Starting point is 00:39:32 Stop the violence. I mean, the hurricane wasn't enough to wake up. I don't know what it is. I mean, live your life, man. Have fun. I mean, come on now. You're from New Orleans. Act like you're from New Orleans. I think if he had more time, he would have been like the Martin Luther King of music. Shemar Allen says De Nirol had a calling.
Starting point is 00:39:55 He had so much that he wanted to say and so much that he wanted to do, and he would have spent his whole life doing it. Is it still hard to believe? It's still hard to believe to this day, especially when his son is always with me now. The hardest part is knowing that he ain't going to be able to see the great musician that his son is going to be. It's impossible to watch DJ at age seven and not think of his father.

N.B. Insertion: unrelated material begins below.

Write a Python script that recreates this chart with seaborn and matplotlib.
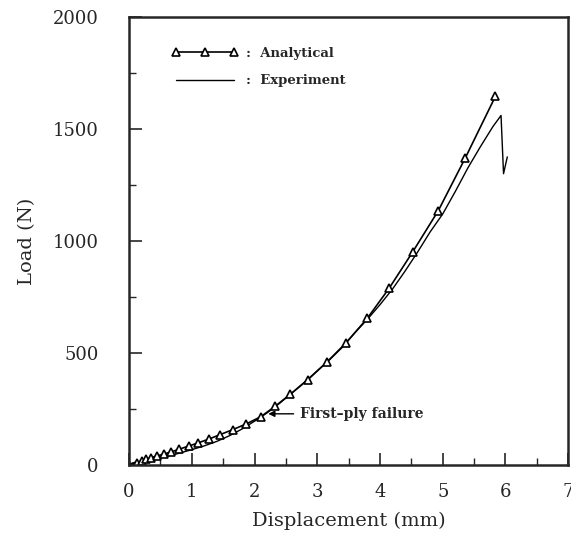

Starting point is 00:40:33 My daddy, he was a cool person. Everywhere he goes, he brings me with him. DJ no longer have a father. I no longer have a brother. How they no longer have a drummer? His students no longer have a teacher. Every time I walk in here, every time I hit a word bang, I think about Mr. Chavez.
Starting point is 00:40:58 Like when he died, I was crying, but... After De Niro's murder, some of his students thought about leaving the band. I was going to quit. I was like, well, then who's going to teach us? Why? There's no sense to come. But something hit me like, but keep on going and going to keep on going. And the marching band that De Niro envisioned, long before they even had instruments, has now taken root.
Starting point is 00:41:25 One, two, three, four... They were invited to a band camp held at the University of Southern California with the renowned Trojan marching band. Man, it's a big opportunity. It's like it's a once in a lifetime chance. De Niro Shavers would have been proud. We lost someone who truly loved the kids. We just lost a New Orleans treasure on De Niro Shavers.
Starting point is 00:42:00 Helen Hill and De Nirole Shavers came back after the hurricane to save the city they loved. You can't kill this spirit! Katrina! Katrina couldn't kill New Orleans, but the continuing storm of murder just might. Ellen Hill's murder remains unsolved.